Like cargoes, port users do not constitute a homogeneous group. They include shipping companies, cargo owners, and a range of intermediaries who provide essential services for the completion of the maritime transport process and the delivery of cargo to its destination. Preferences and requirements vary among these groups. Consequently, their respective demand elasticities also differ.

B. Cross-Elasticity of Demand for Port Services

Cross-elasticity refers to the degree of responsiveness of demand for port service X to a change in the price of port service Y:

ΕDXY = (Δqx/ qx) / (Δpy / py)

Where:

  • ΕDXY = Cross-elasticity of demand
  • qx = Quantity demanded of port service X
  • Δqx = Change in the quantity demanded of port service X
  • py= Price of port service Y
  • Δpy = Change in the price of port service Y

Cross-elasticity is determined by the relationship between the services in question—that is, whether they are complementarysubstitute, or independent of each other:

  • Complementary services: Cross-elasticity is negative, since demand for both services decreases simultaneously (ΕDXY < 0).
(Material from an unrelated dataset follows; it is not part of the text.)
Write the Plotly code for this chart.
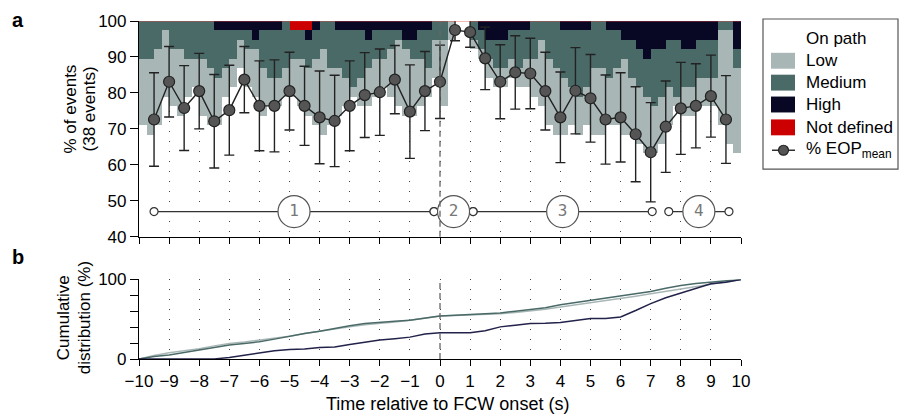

An example of complementary services in a port is towing and cargo handling.
  • Substitute services: Cross-elasticity is positive, since demand for service X increases when the price of service Y rises (ΕDXY > 0). Two terminals serving the same port market (e.g., general cargo) constitute an example of substitutes. However, due to the increasing specialization observed in maritime transport, the degree of substitutability between terminals varies—or may even be limited—depending on the case.
  • Independent services: Cross-elasticity is zero, since demand for service X does not change when the price of service Y increases (ΕDXY = 0).